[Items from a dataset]
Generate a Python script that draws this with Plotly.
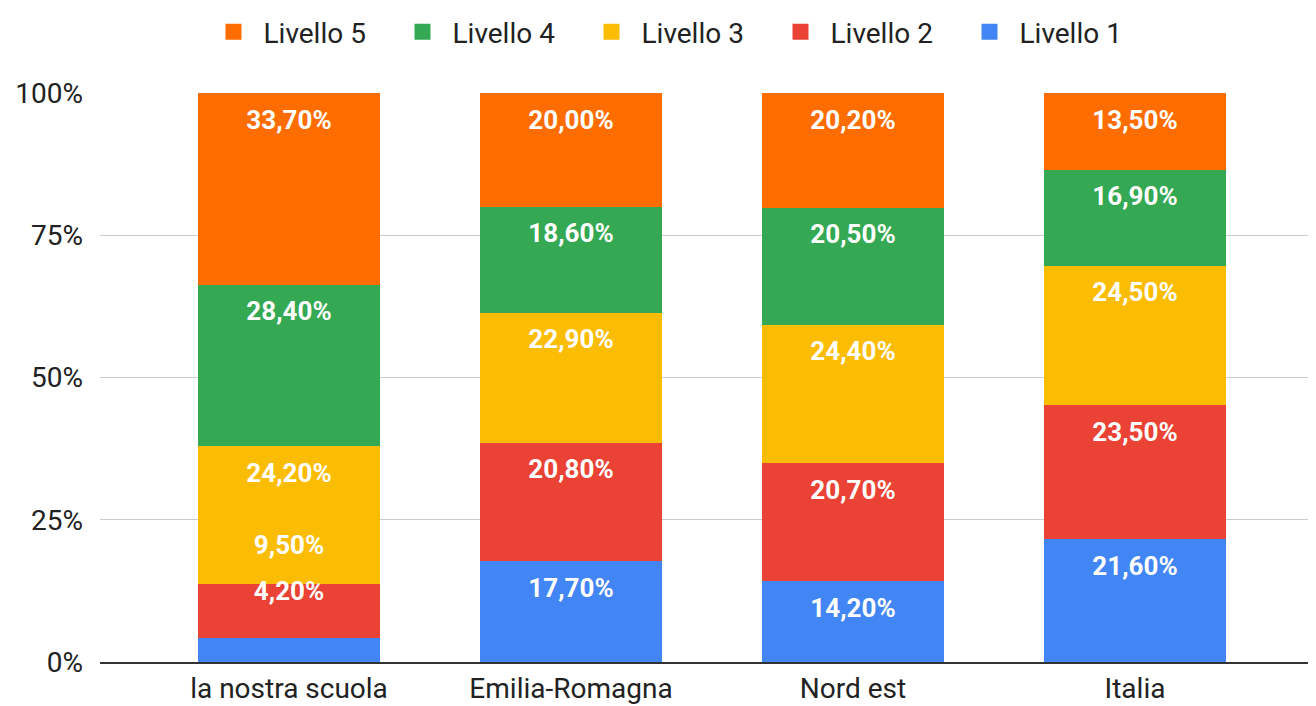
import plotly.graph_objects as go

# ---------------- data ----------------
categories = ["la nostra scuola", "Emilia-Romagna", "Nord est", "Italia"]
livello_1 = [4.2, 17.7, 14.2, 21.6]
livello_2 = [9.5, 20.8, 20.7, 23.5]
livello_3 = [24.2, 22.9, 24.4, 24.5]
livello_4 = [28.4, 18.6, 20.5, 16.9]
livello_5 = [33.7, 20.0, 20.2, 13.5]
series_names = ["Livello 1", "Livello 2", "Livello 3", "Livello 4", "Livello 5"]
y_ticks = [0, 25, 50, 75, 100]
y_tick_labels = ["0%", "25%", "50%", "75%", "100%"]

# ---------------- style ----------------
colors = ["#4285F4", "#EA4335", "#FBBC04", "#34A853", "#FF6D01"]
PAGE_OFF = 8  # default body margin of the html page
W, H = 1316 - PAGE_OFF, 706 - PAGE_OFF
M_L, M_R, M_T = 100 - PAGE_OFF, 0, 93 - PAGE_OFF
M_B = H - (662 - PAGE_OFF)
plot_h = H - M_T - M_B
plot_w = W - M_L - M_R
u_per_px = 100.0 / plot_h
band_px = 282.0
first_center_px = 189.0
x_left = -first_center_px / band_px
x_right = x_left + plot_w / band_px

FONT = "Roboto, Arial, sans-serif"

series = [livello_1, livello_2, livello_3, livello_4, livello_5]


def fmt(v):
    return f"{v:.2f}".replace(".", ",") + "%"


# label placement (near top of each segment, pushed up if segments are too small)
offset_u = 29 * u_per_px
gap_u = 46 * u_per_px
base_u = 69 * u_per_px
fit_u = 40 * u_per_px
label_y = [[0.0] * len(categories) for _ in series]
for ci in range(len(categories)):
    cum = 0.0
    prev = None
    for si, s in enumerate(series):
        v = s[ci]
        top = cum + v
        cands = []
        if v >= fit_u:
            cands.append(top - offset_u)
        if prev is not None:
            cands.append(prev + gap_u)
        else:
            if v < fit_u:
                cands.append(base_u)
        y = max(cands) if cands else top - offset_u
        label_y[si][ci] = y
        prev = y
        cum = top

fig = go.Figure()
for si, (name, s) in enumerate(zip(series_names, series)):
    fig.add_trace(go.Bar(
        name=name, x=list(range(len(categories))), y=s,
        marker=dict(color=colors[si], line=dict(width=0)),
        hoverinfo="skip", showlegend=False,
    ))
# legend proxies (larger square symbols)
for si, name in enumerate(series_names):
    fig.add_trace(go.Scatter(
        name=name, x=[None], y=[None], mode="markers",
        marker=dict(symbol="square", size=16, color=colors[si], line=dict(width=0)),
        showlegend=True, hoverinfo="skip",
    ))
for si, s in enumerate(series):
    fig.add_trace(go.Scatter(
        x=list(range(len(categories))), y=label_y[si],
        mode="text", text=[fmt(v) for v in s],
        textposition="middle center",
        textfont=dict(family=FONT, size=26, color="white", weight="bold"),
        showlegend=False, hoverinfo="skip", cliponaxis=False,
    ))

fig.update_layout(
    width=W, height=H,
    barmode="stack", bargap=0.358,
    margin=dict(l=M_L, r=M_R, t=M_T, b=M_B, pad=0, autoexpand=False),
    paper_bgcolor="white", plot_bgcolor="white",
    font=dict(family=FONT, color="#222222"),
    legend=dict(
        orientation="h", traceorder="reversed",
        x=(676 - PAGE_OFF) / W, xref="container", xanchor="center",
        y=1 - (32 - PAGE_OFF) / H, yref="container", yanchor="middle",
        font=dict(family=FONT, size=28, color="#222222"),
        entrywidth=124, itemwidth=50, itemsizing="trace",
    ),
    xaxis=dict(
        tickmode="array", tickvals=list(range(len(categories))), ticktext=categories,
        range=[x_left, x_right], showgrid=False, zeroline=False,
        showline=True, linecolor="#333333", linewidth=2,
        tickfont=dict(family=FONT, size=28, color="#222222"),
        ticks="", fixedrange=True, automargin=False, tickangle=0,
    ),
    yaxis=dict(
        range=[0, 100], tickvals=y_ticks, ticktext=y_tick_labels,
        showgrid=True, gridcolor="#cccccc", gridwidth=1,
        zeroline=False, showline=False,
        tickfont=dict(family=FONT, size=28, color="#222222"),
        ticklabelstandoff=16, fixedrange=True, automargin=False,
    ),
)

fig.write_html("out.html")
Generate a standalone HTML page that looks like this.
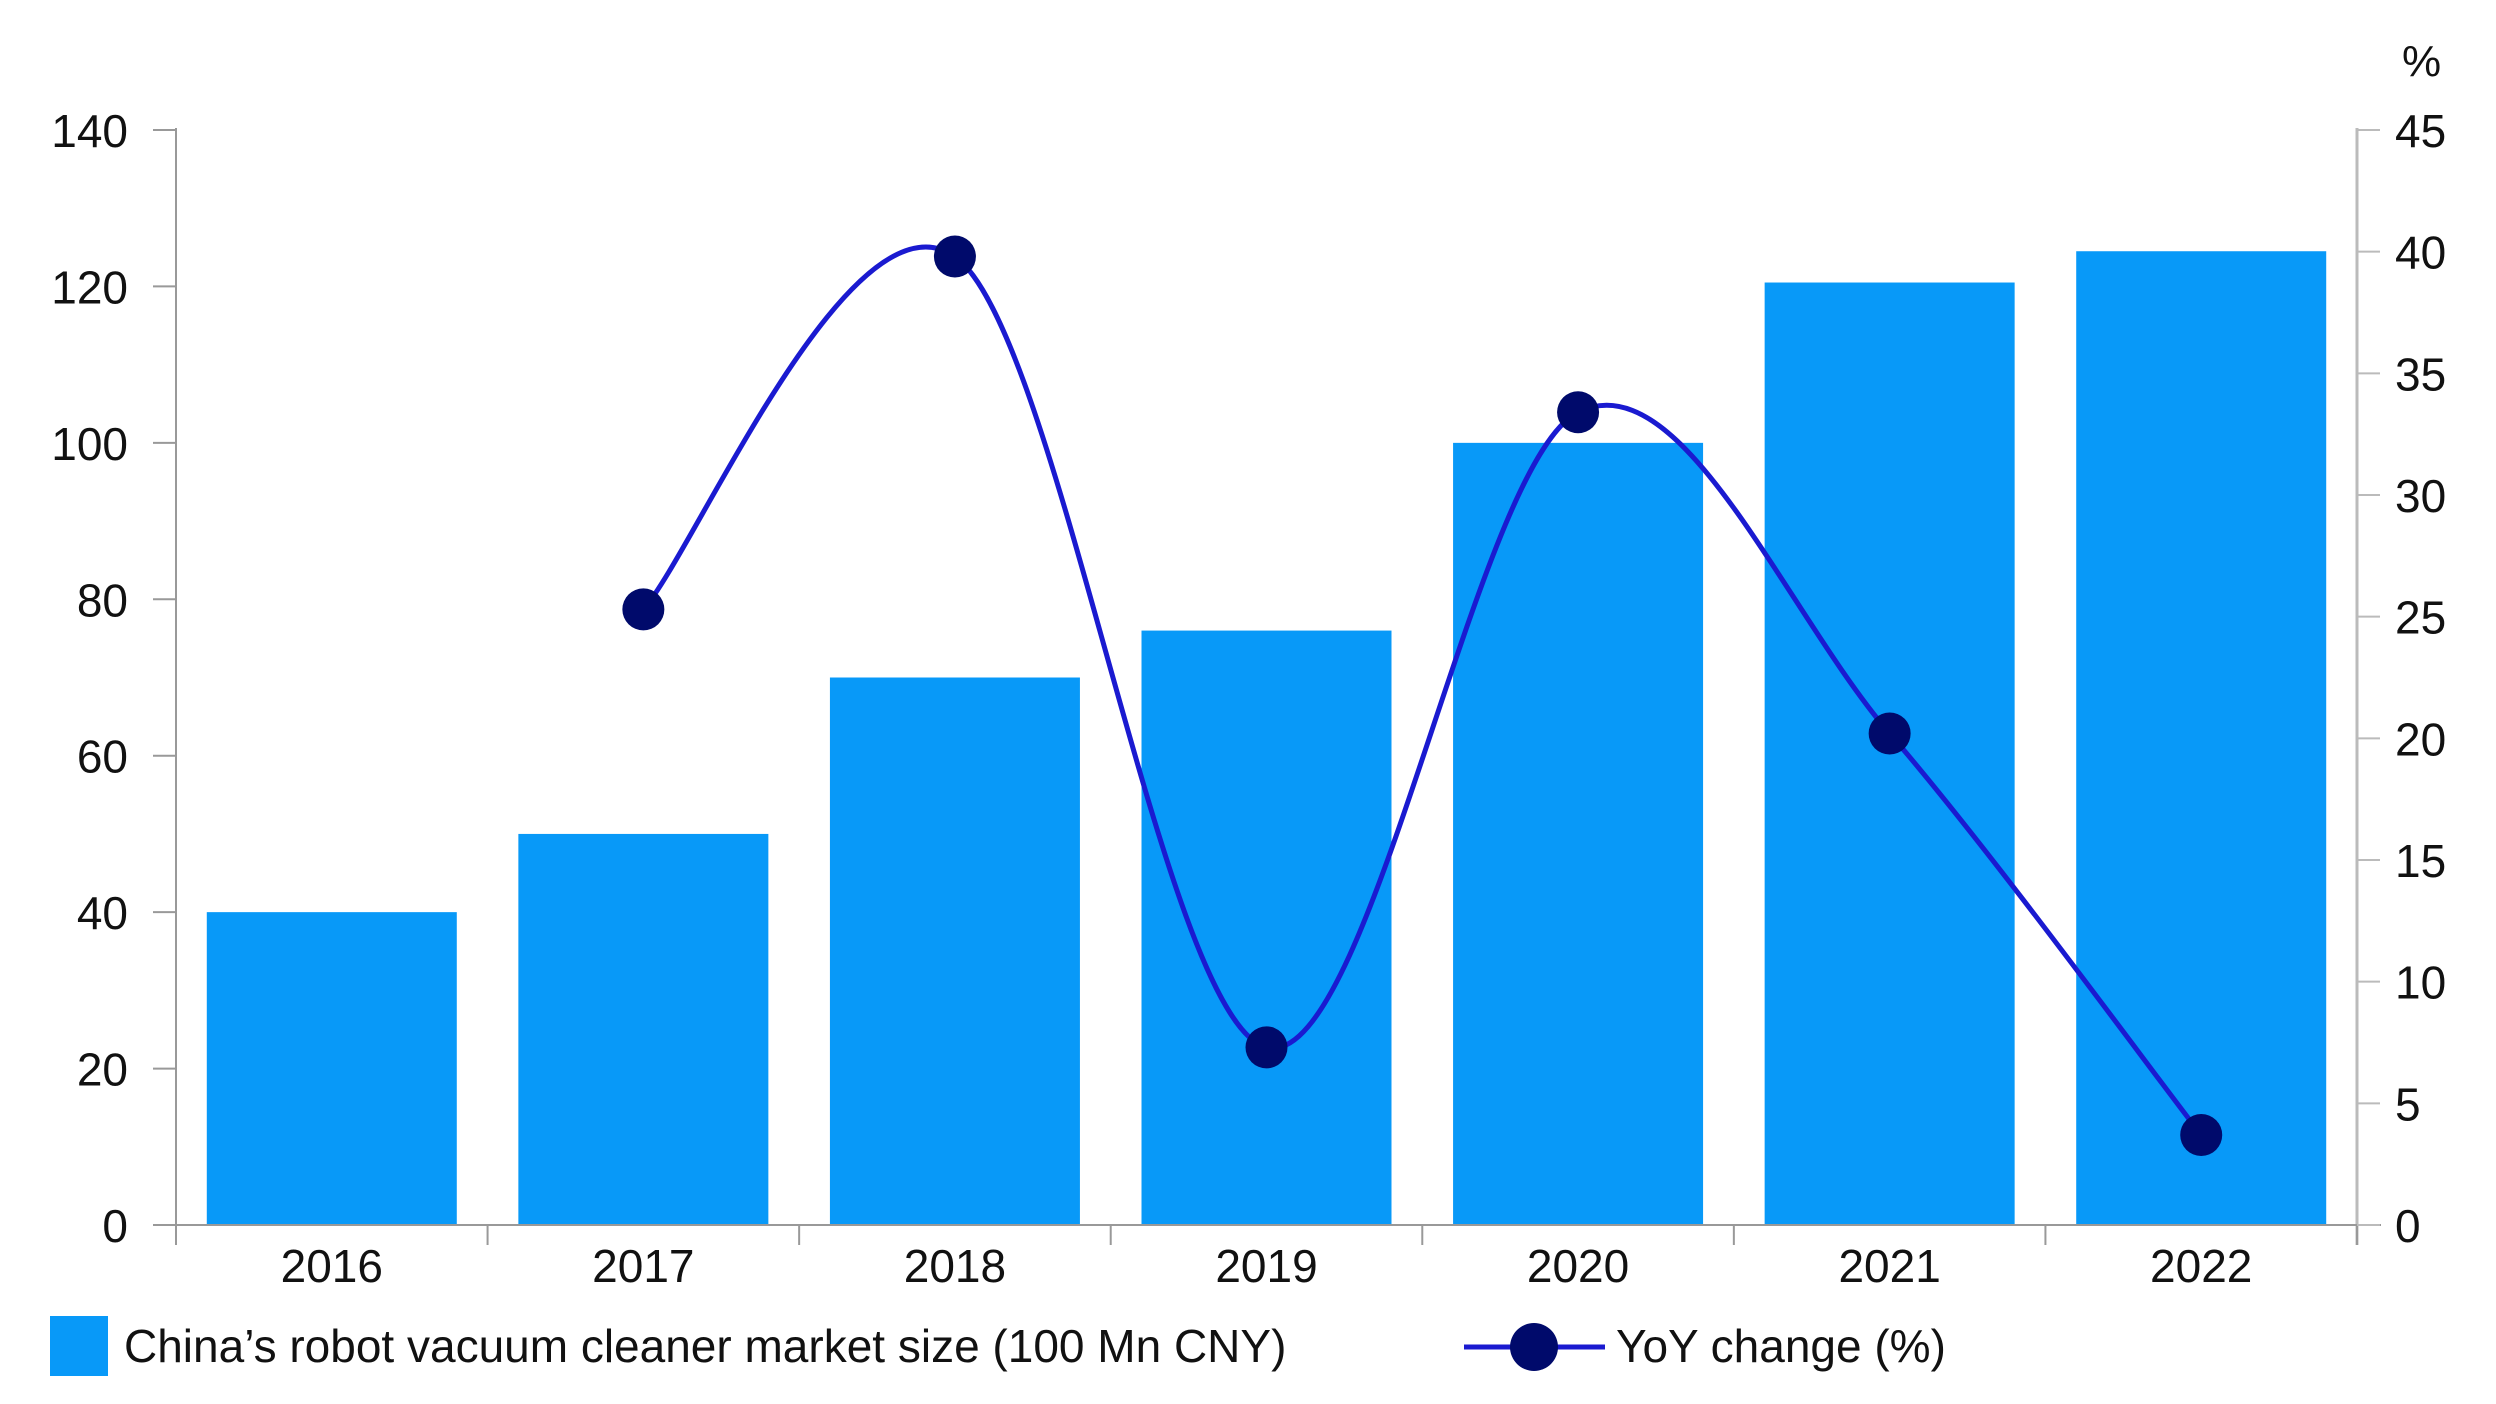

## [STATED PROBLEM]
In the lines above, locate the string "this". Copy every line where it occurs.

## [EXPECTED ANSWER]
Generate a Python script that draws this with Plotly.
Generate a standalone HTML page that looks like this.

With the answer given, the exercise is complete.